What Has Actually Worked
Creating friction for procrastination: Instead of trying to force myself to work, I make procrastinating harder. Block sites, leave phone in another room, close Slack.
The 2-minute trick: If I can do something in less than 2 minutes, I do it immediately without thinking. Sometimes those “2 minutes” become 30 and I’m already in flow.
Deadline stacking: When I have multiple tickets, I organize them to have staggered deadlines. The pressure from one pushes me to work on all. My kanban becomes more active when there’s real urgency.
Changing environment: Sometimes simply moving to another place (café, living room, even another desk) resets my mental state.
Radical Acceptance
After years of fighting this, I’m starting to work with my pattern instead of against it.
I accept that I’m a deadline procrastinator. I accept that my best work comes under pressure. I accept that my brain needs urgency to function optimally.
But I also accept that this isn’t sustainable long-term. The chronic stress of always living on the edge accumulates.
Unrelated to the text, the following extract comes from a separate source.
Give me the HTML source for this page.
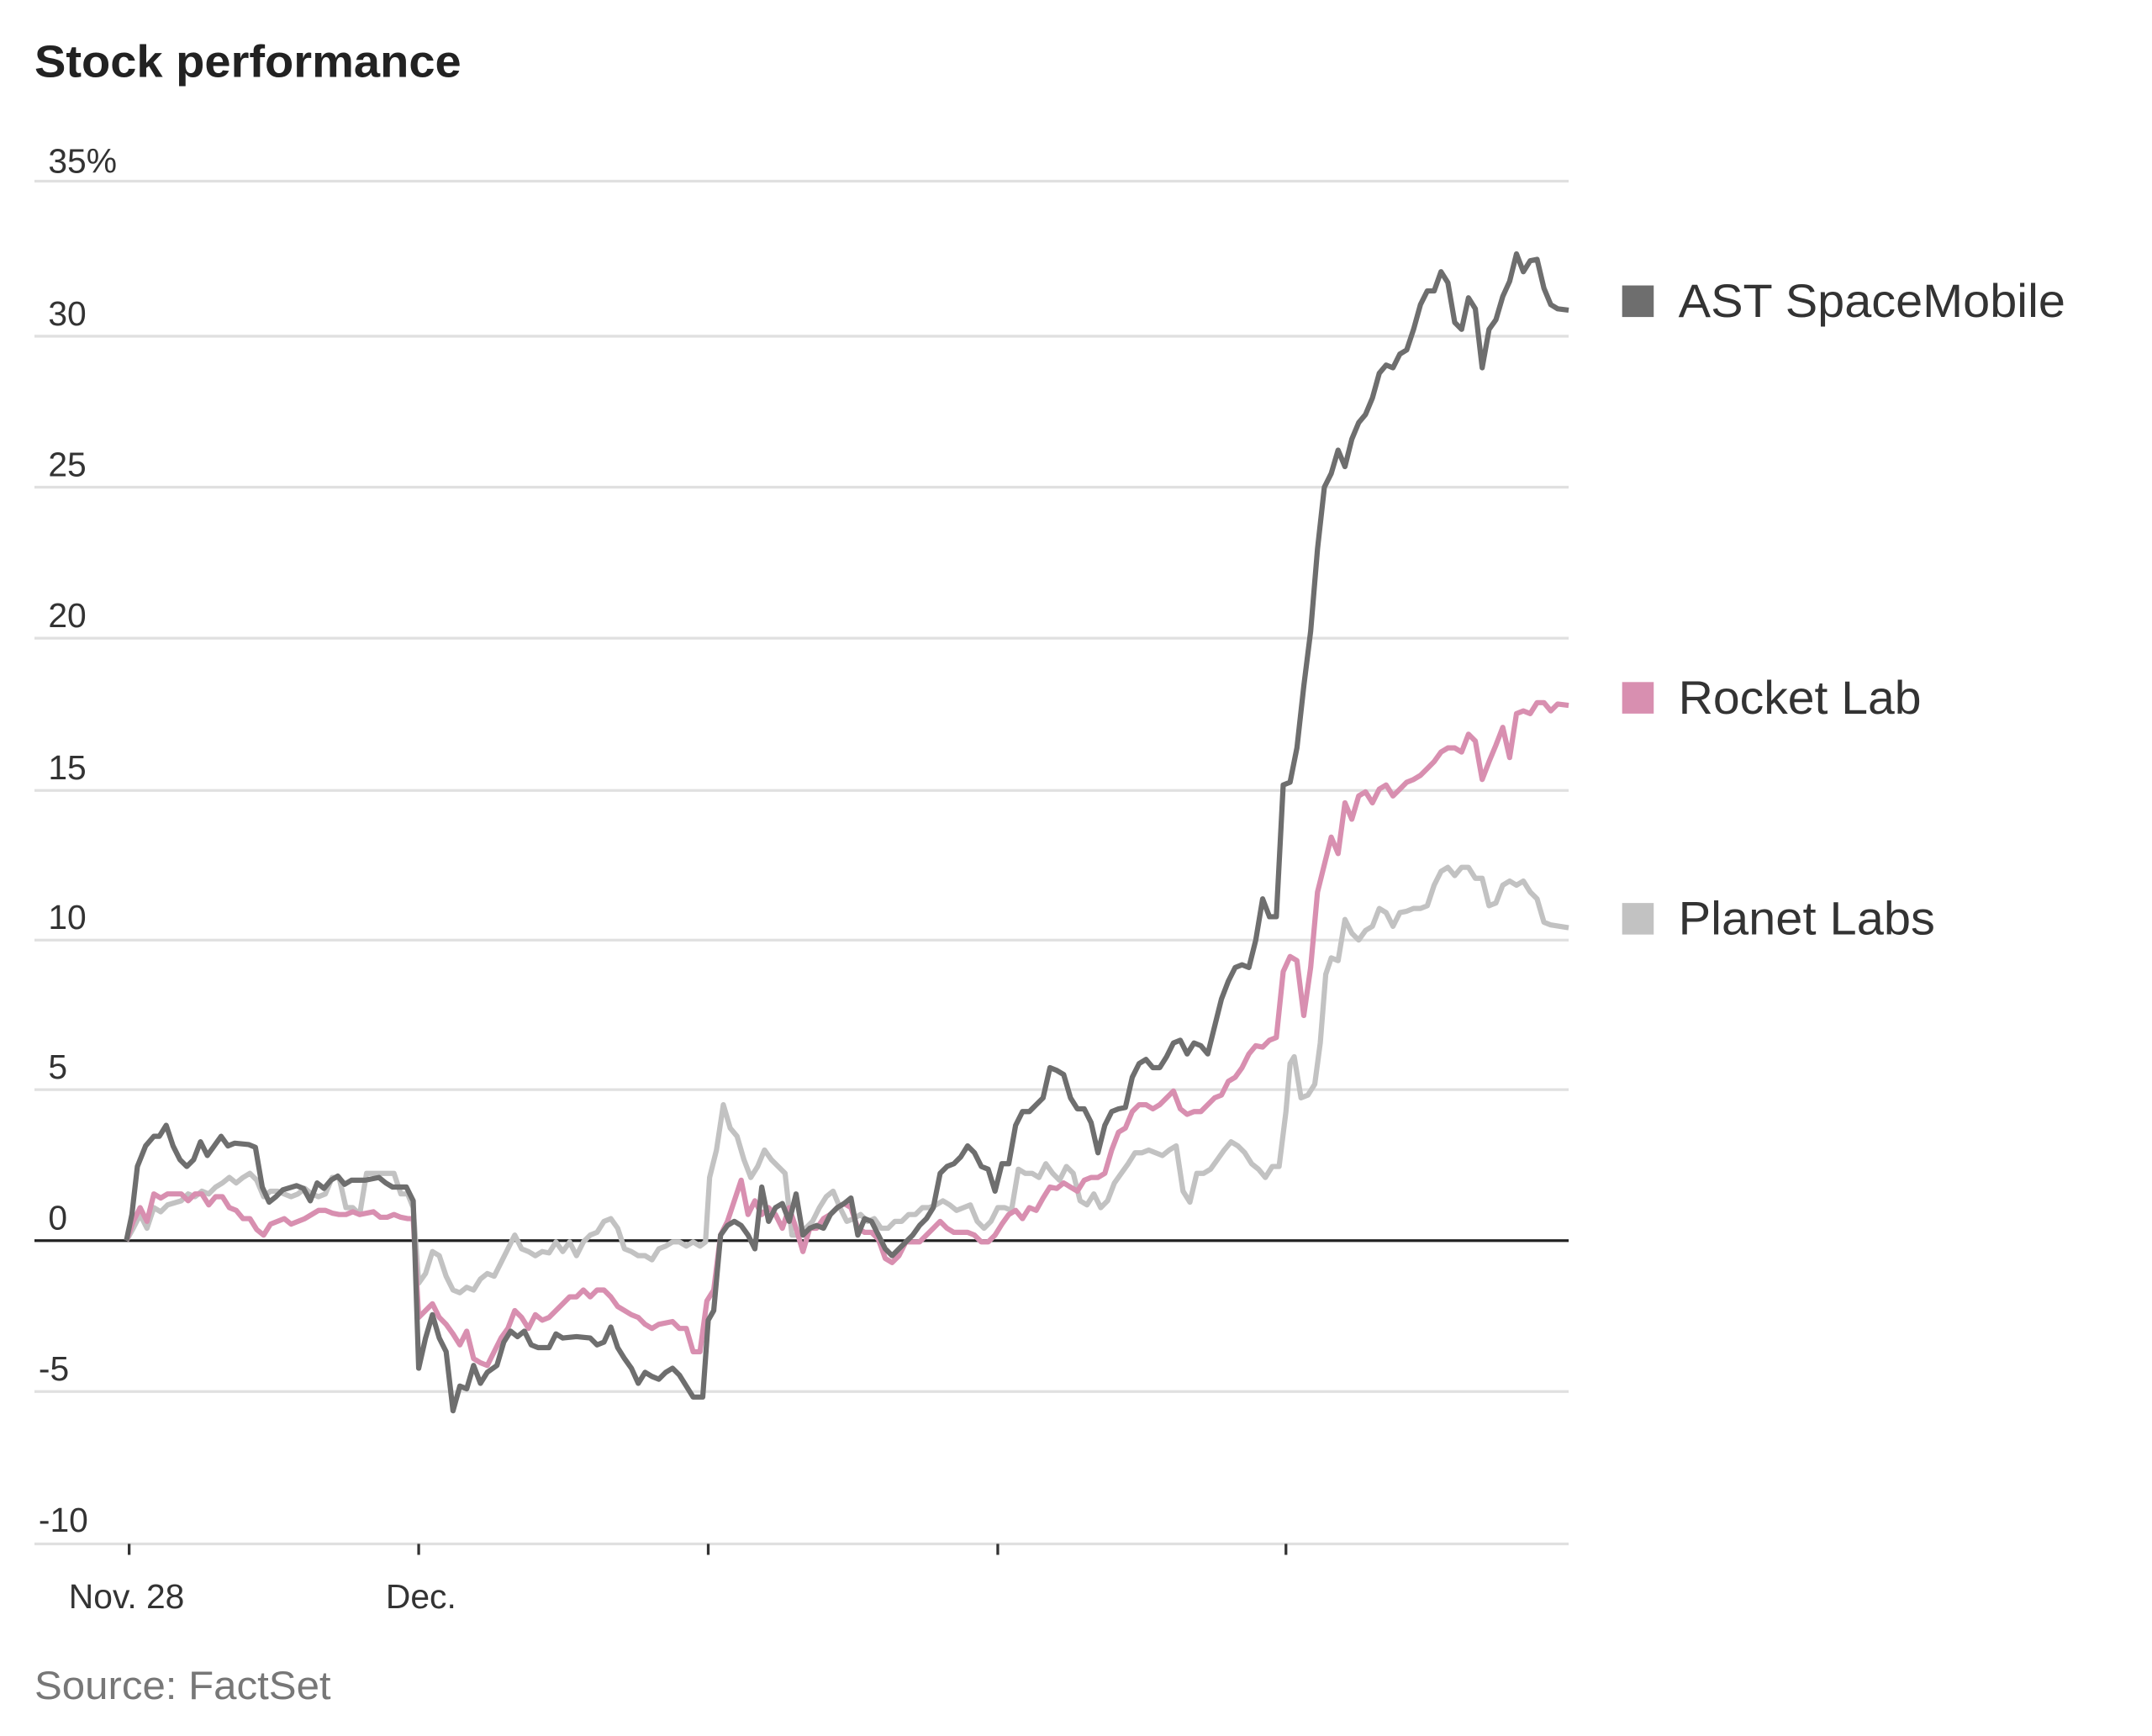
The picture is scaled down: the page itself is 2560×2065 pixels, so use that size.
<!DOCTYPE html>
<html><head><meta charset="utf-8"><style>
html,body{margin:0;padding:0;background:#fff;}
svg{display:block;}
</style></head><body>
<svg width="2560" height="2065" viewBox="0 0 1568 1265" xmlns="http://www.w3.org/2000/svg" font-family="'Liberation Sans', sans-serif">
<rect width="1568" height="1265" fill="#fff"/>
<text x="25" y="56" font-size="33" font-weight="bold" fill="#222" textLength="311" lengthAdjust="spacingAndGlyphs">Stock performance</text>
<g stroke="#e0e0e0" stroke-width="2">
<line x1="25" x2="1143" y1="132" y2="132"/><line x1="25" x2="1143" y1="245" y2="245"/>
<line x1="25" x2="1143" y1="355" y2="355"/><line x1="25" x2="1143" y1="465" y2="465"/>
<line x1="25" x2="1143" y1="576" y2="576"/><line x1="25" x2="1143" y1="685" y2="685"/>
<line x1="25" x2="1143" y1="794" y2="794"/><line x1="25" x2="1143" y1="1014" y2="1014"/>
<line x1="25" x2="1143" y1="1125" y2="1125"/>
</g>
<line x1="25" x2="1143" y1="904" y2="904" stroke="#222" stroke-width="2"/>
<g font-size="25" fill="#333">
<text x="35" y="126">35%</text><text x="35" y="237">30</text><text x="35" y="347">25</text>
<text x="35" y="457">20</text><text x="35" y="568">15</text><text x="35" y="677">10</text>
<text x="35" y="786">5</text><text x="35" y="896">0</text><text x="28" y="1006">-5</text>
<text x="28" y="1116">-10</text>
<text x="50" y="1172">Nov. 28</text><text x="281" y="1172">Dec.</text>
</g>
<g stroke="#333" stroke-width="2">
<line x1="94" x2="94" y1="1125" y2="1133"/><line x1="305" x2="305" y1="1125" y2="1133"/>
<line x1="516" x2="516" y1="1125" y2="1133"/><line x1="727" x2="727" y1="1125" y2="1133"/>
<line x1="937" x2="937" y1="1125" y2="1133"/>
</g>
<g fill="none" stroke-width="3.8" stroke-linejoin="round">
<polyline stroke="#c2c2c2" points="92,904 97,895 102,885 107,895 112,880 117,883 122,878 132,875 137,870 142,872 147,868 152,870 157,865 162,862 167,858 172,862 177,858 182,855 187,860 192,872 197,868 202,868 207,870 212,872 217,870 222,866 227,870 232,872 237,870 242,858 247,858 252,880 257,880 262,885 267,855 272,855 282,855 287,855 292,870 297,870 301,880 305,935 310,928 315,912 320,915 325,930 330,940 335,942 340,938 345,940 350,932 355,928 360,930 365,920 370,910 375,900 380,910 385,912 390,915 395,912 400,913 405,905 410,912 415,905 420,915 425,905 430,900 435,898 440,890 445,888 450,895 455,910 460,912 465,915 470,915 475,918 480,910 485,908 490,905 495,905 500,908 505,905 510,908 514,905 517,858 522,838 527,805 532,822 537,828 542,845 547,858 552,850 557,838 562,845 567,850 572,855 577,900 582,900 587,895 592,890 597,880 602,872 607,868 612,880 617,890 622,888 627,885 632,890 637,888 642,895 647,895 652,890 657,890 662,885 667,885 672,880 677,880 682,878 687,875 692,878 697,882 702,880 707,878 712,890 717,895 722,890 727,880 732,880 737,882 742,852 747,855 752,855 757,858 762,848 767,855 772,860 777,850 782,855 787,875 792,878 797,870 802,880 807,875 812,862 817,855 822,848 827,840 832,840 837,838 842,840 847,842 852,838 857,835 862,868 867,876 872,855 877,855 882,852 887,845 892,838 897,832 902,835 907,840 912,848 917,852 922,858 927,850 932,850 937,810 940,775 943,770 948,800 953,798 958,790 962,760 966,710 970,698 975,700 980,670 985,680 990,685 995,678 1000,675 1005,662 1010,665 1015,675 1020,665 1025,664 1030,662 1035,662 1040,660 1045,645 1050,635 1055,632 1060,638 1065,632 1070,632 1075,640 1080,640 1085,660 1090,658 1095,645 1100,642 1105,645 1110,642 1115,650 1120,655 1125,672 1130,674 1143,676"/>
<polyline stroke="#d88fb0" points="92,904 97,890 102,880 107,890 112,870 117,873 122,870 132,870 137,875 142,870 147,870 152,878 157,872 162,872 167,880 172,882 177,888 182,888 187,896 192,900 197,892 202,890 207,888 212,892 217,890 222,888 227,885 232,882 237,882 242,884 247,885 252,885 257,883 262,885 272,883 277,887 282,887 287,885 292,887 297,888 301,888 305,960 310,955 315,950 320,960 325,965 330,972 335,980 340,970 345,990 350,993 355,995 360,985 365,975 370,968 375,955 380,960 385,968 390,958 395,962 400,960 405,955 410,950 415,945 420,945 425,940 430,945 435,940 440,940 445,945 450,952 455,955 460,958 465,960 470,965 475,968 480,965 490,963 495,968 500,968 505,985 510,985 515,948 520,940 525,900 530,890 535,875 540,860 545,885 550,875 555,885 560,880 565,885 570,895 575,880 580,895 585,912 590,895 595,895 600,888 605,885 610,880 615,877 620,880 625,895 630,898 635,898 640,903 645,917 650,920 655,915 660,905 665,905 670,905 675,900 680,895 685,890 690,895 695,898 700,898 705,898 710,900 715,905 720,905 725,900 730,892 735,885 740,882 745,888 750,880 755,882 760,873 765,865 770,866 775,862 780,865 785,868 790,860 795,858 800,858 805,855 810,838 815,825 820,822 825,810 830,805 835,805 840,808 845,805 850,800 855,795 860,808 865,812 870,810 875,810 880,805 885,800 890,798 895,788 900,785 905,778 910,768 915,762 920,763 925,758 930,756 935,708 940,697 945,700 950,740 955,705 960,650 965,630 970,610 975,622 980,585 985,597 990,580 995,577 1000,585 1005,575 1010,572 1015,580 1020,575 1025,570 1030,568 1035,565 1040,560 1045,555 1050,548 1055,545 1060,545 1065,548 1070,535 1075,540 1080,568 1085,555 1090,543 1095,530 1100,552 1105,520 1110,518 1115,520 1120,512 1125,512 1130,518 1135,513 1143,514"/>
<polyline stroke="#6e6e6e" points="92,904 96,885 100,850 106,835 112,828 116,828 121,820 126,835 131,845 136,850 141,845 146,832 151,842 156,835 161,828 166,835 171,833 181,834 186,836 191,865 196,876 201,872 206,867 216,864 221,866 226,875 231,862 236,866 241,860 246,857 251,863 256,860 266,860 276,858 281,862 286,865 296,865 301,875 305,997 310,975 315,958 320,975 325,985 330,1028 335,1010 340,1012 345,995 350,1008 355,1000 362,995 367,978 372,970 377,974 382,970 387,980 392,982 400,982 405,972 410,975 420,974 430,975 435,980 440,978 445,967 450,982 455,990 460,997 465,1008 470,1000 475,1003 480,1005 485,1000 490,997 495,1002 500,1010 505,1018 512,1018 516,962 520,955 525,900 530,893 535,890 540,893 545,900 550,910 555,865 560,890 565,880 570,877 575,890 580,870 585,900 590,895 595,893 600,895 605,885 610,880 615,877 620,873 625,900 630,888 635,890 640,900 645,910 650,915 655,910 660,905 665,900 670,893 675,888 680,880 685,855 690,850 695,848 700,843 705,835 710,840 715,850 720,852 725,868 730,848 735,848 740,820 745,810 750,810 755,805 760,800 765,778 770,780 775,783 780,800 785,808 790,808 795,818 800,840 805,820 810,810 815,808 820,807 825,785 830,775 835,772 840,778 845,778 850,770 855,760 860,758 865,768 870,760 875,762 880,768 885,748 890,728 895,715 900,705 905,703 910,705 915,685 920,655 925,668 930,668 935,572 940,570 945,545 950,500 955,460 960,400 965,355 970,345 975,328 980,340 985,320 990,308 995,302 1000,290 1005,272 1010,266 1015,268 1020,258 1025,255 1030,240 1035,222 1040,212 1045,212 1050,198 1055,206 1060,235 1065,240 1070,217 1075,225 1080,268 1085,240 1090,233 1095,216 1100,205 1105,185 1110,198 1115,190 1120,189 1125,210 1130,222 1135,225 1143,226"/>
</g>
<rect x="1182" y="208" width="23" height="23" fill="#6e6e6e"/>
<rect x="1182" y="497" width="23" height="23" fill="#d88fb0"/>
<rect x="1182" y="658" width="23" height="23" fill="#c2c2c2"/>
<g font-size="34" fill="#333">
<text x="1223" y="231" textLength="282" lengthAdjust="spacingAndGlyphs">AST SpaceMobile</text>
<text x="1223" y="520" textLength="177" lengthAdjust="spacingAndGlyphs">Rocket Lab</text>
<text x="1223" y="681" textLength="187" lengthAdjust="spacingAndGlyphs">Planet Labs</text>
</g>
<text x="25" y="1238" font-size="29" fill="#777" textLength="216" lengthAdjust="spacingAndGlyphs">Source: FactSet</text>
</svg>
</body></html>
And there are limits to how much you can stretch this system before something breaks.
The Search for Balance
I don’t want to completely eliminate pressure - clearly my brain needs it to function. But I do want to be more intentional about when and how I use it.
My goal isn’t to become someone who works constantly with weeks of anticipation. That goes against my nature. But I do want to reduce the level of chaos and anxiety.
Maybe the answer isn’t to fight this pattern, but to better design my deadlines. Create systems that give me the pressure I need without unnecessary drama.
A Final Reflection
Writing this has made me realize something: maybe I’m not as broken as I thought. Maybe my brain simply works differently, and instead of trying to completely change it, I can learn to optimize it.
Deadlines are my fuel. Pressure is my catalyst. And it’s okay if that’s my formula, as long as I’m conscious of it and use it intelligently.
Now, if you’ll excuse me, I have to move those tickets from “To Do” to “Doing” before the sprint ends.